++++ INFORMATION PROVIDED ++++

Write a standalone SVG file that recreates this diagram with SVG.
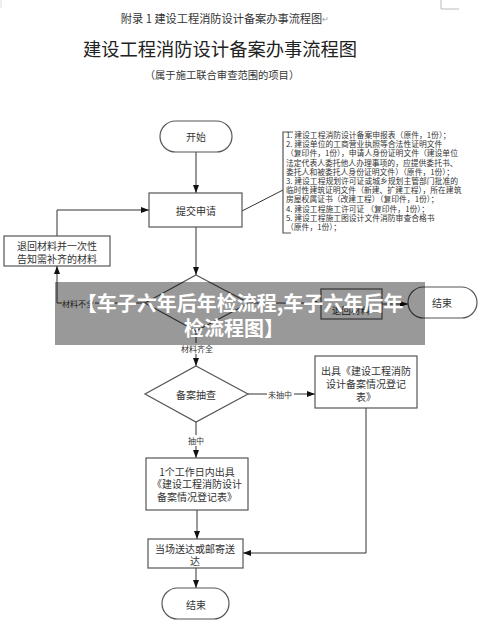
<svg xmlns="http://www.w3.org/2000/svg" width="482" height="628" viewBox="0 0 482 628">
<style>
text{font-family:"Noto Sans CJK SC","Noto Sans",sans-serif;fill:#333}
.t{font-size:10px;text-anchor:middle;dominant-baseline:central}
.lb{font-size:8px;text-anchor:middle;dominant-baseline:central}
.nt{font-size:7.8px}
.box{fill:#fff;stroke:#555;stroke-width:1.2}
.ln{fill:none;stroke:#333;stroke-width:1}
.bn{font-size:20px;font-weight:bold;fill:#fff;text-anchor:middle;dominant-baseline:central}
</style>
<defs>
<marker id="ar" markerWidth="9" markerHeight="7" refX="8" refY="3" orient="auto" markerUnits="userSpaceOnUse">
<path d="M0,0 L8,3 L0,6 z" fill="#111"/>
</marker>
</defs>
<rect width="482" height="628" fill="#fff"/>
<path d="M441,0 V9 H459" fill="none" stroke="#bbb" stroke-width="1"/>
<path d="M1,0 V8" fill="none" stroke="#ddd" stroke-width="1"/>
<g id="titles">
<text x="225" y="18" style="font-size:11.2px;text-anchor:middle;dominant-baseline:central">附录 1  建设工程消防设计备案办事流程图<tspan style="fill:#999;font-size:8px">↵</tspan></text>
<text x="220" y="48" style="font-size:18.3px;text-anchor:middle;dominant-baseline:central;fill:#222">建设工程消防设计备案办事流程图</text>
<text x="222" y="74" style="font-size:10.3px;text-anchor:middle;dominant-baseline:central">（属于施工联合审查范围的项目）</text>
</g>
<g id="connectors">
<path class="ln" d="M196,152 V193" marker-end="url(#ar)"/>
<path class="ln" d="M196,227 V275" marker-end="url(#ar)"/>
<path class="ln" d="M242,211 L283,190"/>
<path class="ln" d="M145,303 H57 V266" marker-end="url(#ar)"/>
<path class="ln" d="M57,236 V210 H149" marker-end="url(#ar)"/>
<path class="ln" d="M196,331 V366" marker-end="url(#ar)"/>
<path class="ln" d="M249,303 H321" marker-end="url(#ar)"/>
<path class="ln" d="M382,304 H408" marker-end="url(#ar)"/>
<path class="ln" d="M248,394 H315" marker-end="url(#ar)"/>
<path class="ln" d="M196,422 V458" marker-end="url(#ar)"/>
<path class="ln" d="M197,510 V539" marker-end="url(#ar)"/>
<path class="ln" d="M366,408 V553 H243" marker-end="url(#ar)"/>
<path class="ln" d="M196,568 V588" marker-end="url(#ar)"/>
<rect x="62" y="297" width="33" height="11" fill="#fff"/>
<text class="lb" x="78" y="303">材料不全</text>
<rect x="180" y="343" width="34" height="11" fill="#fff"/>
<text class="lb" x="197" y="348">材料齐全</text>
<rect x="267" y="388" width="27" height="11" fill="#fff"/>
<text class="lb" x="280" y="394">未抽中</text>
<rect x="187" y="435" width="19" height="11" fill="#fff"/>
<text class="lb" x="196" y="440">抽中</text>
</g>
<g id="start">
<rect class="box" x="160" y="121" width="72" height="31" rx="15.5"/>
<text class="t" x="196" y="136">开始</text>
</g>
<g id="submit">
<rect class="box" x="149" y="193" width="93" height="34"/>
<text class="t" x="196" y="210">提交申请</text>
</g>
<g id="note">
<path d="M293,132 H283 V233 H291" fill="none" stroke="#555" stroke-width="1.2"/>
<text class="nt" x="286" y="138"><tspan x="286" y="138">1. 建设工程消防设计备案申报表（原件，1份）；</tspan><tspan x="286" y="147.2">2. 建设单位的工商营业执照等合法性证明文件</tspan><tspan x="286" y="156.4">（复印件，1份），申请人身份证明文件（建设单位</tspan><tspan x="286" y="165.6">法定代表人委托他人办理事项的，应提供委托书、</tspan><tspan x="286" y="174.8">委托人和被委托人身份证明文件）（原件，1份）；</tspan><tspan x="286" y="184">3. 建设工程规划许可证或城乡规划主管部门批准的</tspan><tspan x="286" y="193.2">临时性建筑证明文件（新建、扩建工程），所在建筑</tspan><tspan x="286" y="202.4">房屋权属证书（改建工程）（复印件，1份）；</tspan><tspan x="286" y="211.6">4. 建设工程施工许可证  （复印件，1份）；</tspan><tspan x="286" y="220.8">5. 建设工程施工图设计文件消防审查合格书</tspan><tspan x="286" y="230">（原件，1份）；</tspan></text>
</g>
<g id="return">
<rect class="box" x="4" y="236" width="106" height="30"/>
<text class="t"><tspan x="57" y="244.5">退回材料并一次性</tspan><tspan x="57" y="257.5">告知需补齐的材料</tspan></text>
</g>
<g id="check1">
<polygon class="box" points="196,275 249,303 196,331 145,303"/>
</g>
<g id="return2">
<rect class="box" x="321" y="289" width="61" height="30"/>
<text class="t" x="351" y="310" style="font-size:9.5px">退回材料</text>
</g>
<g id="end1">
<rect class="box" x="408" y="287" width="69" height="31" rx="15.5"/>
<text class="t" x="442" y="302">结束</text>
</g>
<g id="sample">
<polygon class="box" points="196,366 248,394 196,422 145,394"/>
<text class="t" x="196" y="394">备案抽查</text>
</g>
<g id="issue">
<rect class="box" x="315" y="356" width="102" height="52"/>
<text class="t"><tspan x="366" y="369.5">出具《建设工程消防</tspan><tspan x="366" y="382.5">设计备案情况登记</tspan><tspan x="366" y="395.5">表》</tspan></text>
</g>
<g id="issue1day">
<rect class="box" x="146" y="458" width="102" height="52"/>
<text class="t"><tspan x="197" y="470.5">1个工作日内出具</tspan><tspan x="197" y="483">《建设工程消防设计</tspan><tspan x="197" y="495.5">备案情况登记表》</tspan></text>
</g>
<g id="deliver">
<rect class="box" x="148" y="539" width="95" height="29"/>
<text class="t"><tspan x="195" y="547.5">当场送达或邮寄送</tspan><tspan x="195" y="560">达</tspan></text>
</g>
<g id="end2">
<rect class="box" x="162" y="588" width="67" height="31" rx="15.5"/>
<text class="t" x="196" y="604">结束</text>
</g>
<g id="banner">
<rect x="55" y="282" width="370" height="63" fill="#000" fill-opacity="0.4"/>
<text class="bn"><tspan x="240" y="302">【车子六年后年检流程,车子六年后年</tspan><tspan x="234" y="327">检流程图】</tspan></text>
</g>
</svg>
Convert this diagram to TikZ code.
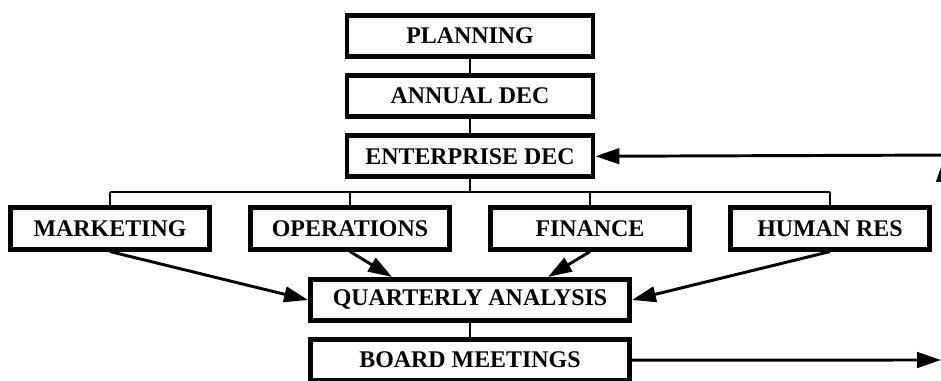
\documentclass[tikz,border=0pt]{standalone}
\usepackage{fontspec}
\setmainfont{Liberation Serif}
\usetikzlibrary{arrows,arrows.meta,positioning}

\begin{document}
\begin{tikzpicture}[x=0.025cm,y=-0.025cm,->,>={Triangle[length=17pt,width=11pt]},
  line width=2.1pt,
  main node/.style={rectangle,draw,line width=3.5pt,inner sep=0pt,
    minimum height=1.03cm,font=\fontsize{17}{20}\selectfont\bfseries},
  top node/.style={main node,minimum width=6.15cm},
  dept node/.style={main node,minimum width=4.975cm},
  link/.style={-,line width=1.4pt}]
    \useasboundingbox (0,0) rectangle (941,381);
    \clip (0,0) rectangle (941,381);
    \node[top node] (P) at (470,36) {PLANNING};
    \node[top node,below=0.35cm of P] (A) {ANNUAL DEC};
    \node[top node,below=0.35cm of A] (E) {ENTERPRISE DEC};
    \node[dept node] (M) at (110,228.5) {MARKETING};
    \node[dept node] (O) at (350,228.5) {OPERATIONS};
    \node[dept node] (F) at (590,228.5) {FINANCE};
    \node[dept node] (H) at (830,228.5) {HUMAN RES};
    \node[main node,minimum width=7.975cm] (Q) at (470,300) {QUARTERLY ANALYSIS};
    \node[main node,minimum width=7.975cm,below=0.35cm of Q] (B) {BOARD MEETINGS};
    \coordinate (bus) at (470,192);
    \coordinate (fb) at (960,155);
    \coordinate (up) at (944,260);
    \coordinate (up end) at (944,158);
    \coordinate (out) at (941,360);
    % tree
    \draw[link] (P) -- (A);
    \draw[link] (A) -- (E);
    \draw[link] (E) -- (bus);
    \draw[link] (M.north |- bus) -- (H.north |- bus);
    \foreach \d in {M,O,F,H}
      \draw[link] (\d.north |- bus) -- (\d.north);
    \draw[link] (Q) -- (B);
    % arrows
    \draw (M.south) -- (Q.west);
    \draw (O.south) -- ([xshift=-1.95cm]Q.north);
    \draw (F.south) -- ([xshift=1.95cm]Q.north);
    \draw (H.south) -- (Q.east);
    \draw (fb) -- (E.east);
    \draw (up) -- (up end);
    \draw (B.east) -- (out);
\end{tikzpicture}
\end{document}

++++

◆ THE TASK ◆
Keep only those lines of the records that hold "this", and return them.

◆ OUTPUT ◆
Write a standalone SVG file that recreates this diagram with SVG.
Convert this diagram to TikZ code.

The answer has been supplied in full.